AKW-Genehmigung erneut vor Gericht

Bundesverwaltungsgericht verhandelt über Genehmigung des AKWs Mühlheim-Kärlich von 1975 / Tricks von damals bringen Betreiber und Genehmigungsbehörde ins Schwimmen/Entscheidung nächste Woche  ■  Von Gerd Rosenkranz

Berlin(taz) - Voraussichtlich Ende kommender Woche wird das Bundesverwaltungsgericht in Berlin entscheiden, ob das AKW Mülheim-Kärlich, das seit August 1987 Strom liefert, noch einmal abgeschaltet werden muß. Am Freitag verhandelte der siebte Senat des Gerichts über die Revisionsklage eines Anwohners gegen die erste Teilerrichtungsgenehmigung (TEG), die am 9. Januar 1975 erteilt wurde. Im Vorfeld der Verhandlung hatte der Beschluß des Senats, dem Kläger Walther Thal Prozeßkostenhilfe zu bewilligen, Spekulationen über mögliche Erfolgsaussichten der Revisionsklage ausgelöst.

Im Zusammenhang mit der ersten TEG hatten Genehmigungsbehörde und Betreiber einen Schachzug verabredet, bei dem der Gerichtspräsident noch heute rote Ohren bekommt. Keine zwei Wochen nachdem die Behörde die Genehmigung damals erteilt hatte, stellte der Betreiber einen sogenannten „Freigabeantrag“, in dem das AKW zwar auf demselben Gelände, aber an anderer Stelle nicht mehr in der sogenannten Kompaktbauweise errichtet werden sollte. Der Antrag wurde prompt genehmigt. Damit rückte der Reaktor herunter von einer Tonschicht im Rheintal. Gegen diesen Standort hatte es beim Betreiber RWE schon 1973 intern Bedenken gegeben. Das wußte natürlich auch die Genehmigungsbehörde lange vor Erteilung der ersten TEG. Mit ihrem Trick ersparten sich die Beteiligten aber eine erneute öffentliche Auslegung und Erörterung. Erklärt das BVerwG die TEG jetzt letztinstanzlich für rechtswidrig, käme eine Abschaltung des AKW in greifbare Nähe.

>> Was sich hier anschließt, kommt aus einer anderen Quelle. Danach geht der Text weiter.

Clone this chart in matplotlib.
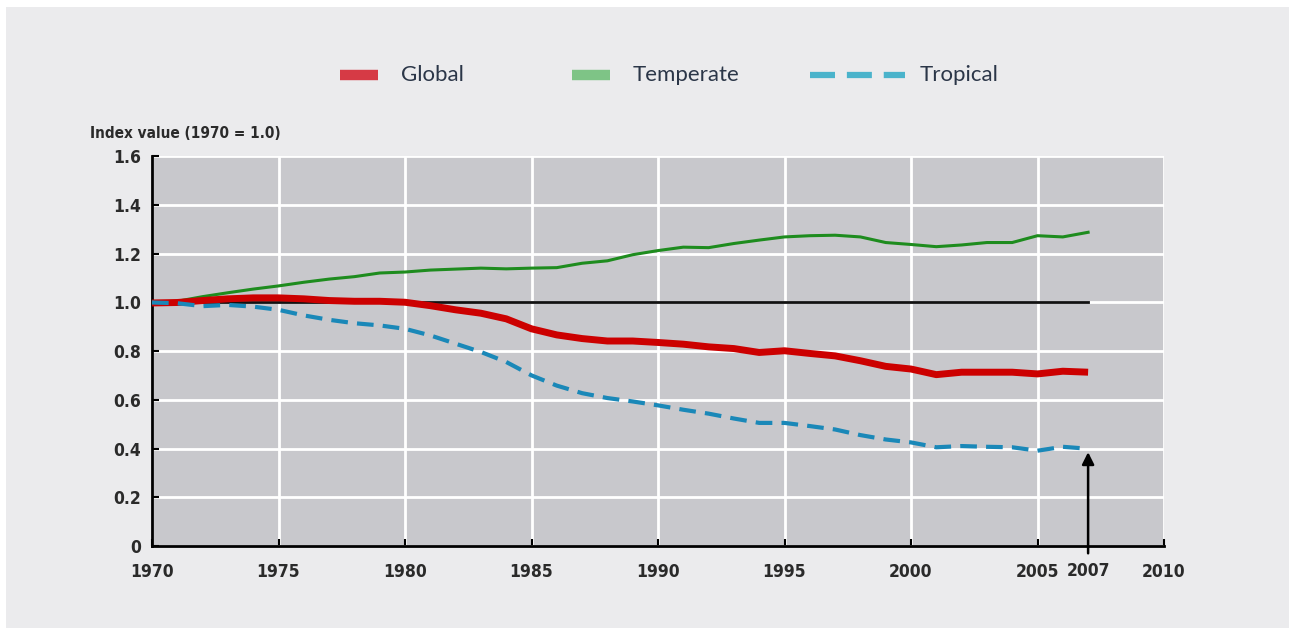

Am Freitag zeichnete sich noch eine andere Entscheidungsmöglichkeit des Gerichts ab. Die Bundesverwaltungsrichter ließen während der Verhandlung Zweifel erkennen, ob das OVG Koblenz richtig entschied, als es den Kläger in der Vorinstanz zurückwies, weil er seine Sicherheitsbedenken bezüglich der Erdbebensicherheit nicht genügend konkretisiert habe. Sollten die höchsten Richter diese Entscheidung für falsch erklären, käme es wohl zur Zurückverweisung an das OVG Koblenz, wo dann neu über Sicherheitsbedenken des Klägers verhandelt werden müßte.